Each line from the start of the records below through the line that contains "var yTicks = [0.0, 0.3, 0.6, 0.9, 1.2, 1.5];" should be printed exactly. Pictures are omitted.

----------------------------------------

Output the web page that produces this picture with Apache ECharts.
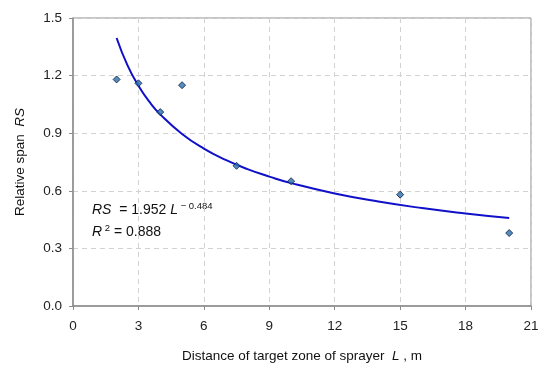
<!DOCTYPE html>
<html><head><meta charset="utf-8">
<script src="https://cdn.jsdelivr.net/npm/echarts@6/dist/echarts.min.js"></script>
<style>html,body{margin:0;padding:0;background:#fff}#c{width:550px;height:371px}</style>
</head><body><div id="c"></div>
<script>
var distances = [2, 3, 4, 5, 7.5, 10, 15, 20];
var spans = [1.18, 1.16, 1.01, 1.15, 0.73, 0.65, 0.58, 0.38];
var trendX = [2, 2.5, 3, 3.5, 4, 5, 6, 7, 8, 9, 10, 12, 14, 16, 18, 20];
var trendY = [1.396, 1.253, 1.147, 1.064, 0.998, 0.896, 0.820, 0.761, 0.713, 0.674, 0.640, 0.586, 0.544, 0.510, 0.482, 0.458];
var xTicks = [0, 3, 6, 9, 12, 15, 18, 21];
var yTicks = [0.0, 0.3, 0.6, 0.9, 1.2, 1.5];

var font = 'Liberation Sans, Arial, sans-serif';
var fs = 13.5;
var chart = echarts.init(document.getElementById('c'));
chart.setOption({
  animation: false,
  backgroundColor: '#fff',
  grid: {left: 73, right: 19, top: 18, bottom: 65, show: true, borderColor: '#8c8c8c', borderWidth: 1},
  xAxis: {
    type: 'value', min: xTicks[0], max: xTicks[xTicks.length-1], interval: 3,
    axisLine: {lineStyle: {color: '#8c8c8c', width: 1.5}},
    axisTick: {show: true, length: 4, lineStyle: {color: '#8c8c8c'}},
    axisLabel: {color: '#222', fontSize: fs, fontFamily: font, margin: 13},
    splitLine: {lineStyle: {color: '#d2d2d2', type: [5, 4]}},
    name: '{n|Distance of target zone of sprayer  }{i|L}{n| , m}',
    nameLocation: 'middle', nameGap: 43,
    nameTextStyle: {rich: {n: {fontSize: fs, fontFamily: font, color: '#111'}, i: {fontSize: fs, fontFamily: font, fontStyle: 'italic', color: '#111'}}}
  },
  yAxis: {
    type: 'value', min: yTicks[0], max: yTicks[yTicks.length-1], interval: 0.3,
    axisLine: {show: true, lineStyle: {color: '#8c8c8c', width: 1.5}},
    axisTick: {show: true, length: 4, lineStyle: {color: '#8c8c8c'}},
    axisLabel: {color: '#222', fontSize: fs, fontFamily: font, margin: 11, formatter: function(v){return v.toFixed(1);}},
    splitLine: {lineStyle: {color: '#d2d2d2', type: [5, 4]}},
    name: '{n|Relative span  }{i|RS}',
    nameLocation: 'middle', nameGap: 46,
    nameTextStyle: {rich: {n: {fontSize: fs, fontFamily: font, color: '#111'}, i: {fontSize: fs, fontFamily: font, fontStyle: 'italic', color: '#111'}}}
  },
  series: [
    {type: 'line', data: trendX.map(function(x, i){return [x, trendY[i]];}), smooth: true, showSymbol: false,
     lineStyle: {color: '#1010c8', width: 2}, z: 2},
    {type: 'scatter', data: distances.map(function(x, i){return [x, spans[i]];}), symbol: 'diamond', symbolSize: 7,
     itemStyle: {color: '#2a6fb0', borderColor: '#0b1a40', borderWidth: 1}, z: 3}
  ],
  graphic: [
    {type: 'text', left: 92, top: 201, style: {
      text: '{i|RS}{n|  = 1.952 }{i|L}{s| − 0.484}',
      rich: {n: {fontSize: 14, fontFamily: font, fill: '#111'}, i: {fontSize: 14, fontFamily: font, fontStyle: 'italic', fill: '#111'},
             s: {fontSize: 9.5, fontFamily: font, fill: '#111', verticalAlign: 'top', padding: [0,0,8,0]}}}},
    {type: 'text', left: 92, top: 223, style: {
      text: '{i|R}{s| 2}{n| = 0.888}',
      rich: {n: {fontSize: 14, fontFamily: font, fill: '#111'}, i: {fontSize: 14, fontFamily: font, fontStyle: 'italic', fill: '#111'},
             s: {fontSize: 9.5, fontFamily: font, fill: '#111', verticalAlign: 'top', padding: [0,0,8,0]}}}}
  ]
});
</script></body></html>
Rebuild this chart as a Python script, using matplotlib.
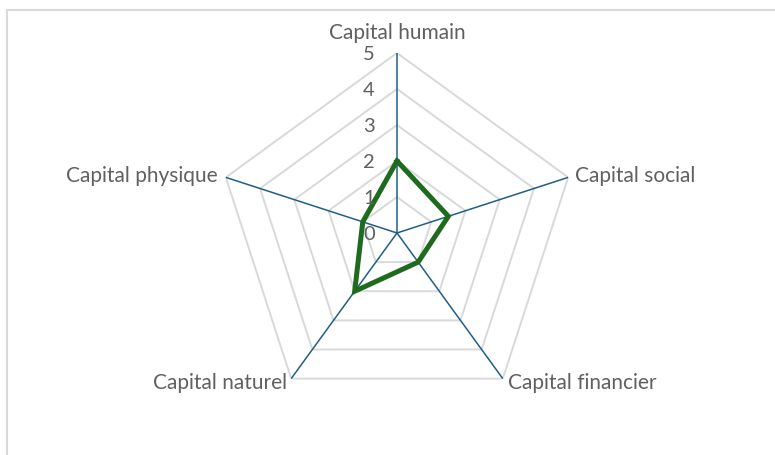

----------------------------------------

§ **EXERCISE OUTPUT**
Output the web page that produces this picture with Apache ECharts.
<!DOCTYPE html>
<html><head><meta charset="utf-8">
<script src="https://cdn.jsdelivr.net/npm/echarts@6/dist/echarts.min.js"></script>
<style>html,body{margin:0;padding:0;background:#fff}#c{width:550px;height:371px}</style>
</head><body><div id="c"></div>
<script>
var distances = [2, 3, 4, 5, 7.5, 10, 15, 20];
var spans = [1.18, 1.16, 1.01, 1.15, 0.73, 0.65, 0.58, 0.38];
var trendX = [2, 2.5, 3, 3.5, 4, 5, 6, 7, 8, 9, 10, 12, 14, 16, 18, 20];
var trendY = [1.396, 1.253, 1.147, 1.064, 0.998, 0.896, 0.820, 0.761, 0.713, 0.674, 0.640, 0.586, 0.544, 0.510, 0.482, 0.458];
var xTicks = [0, 3, 6, 9, 12, 15, 18, 21];
var yTicks = [0.0, 0.3, 0.6, 0.9, 1.2, 1.5];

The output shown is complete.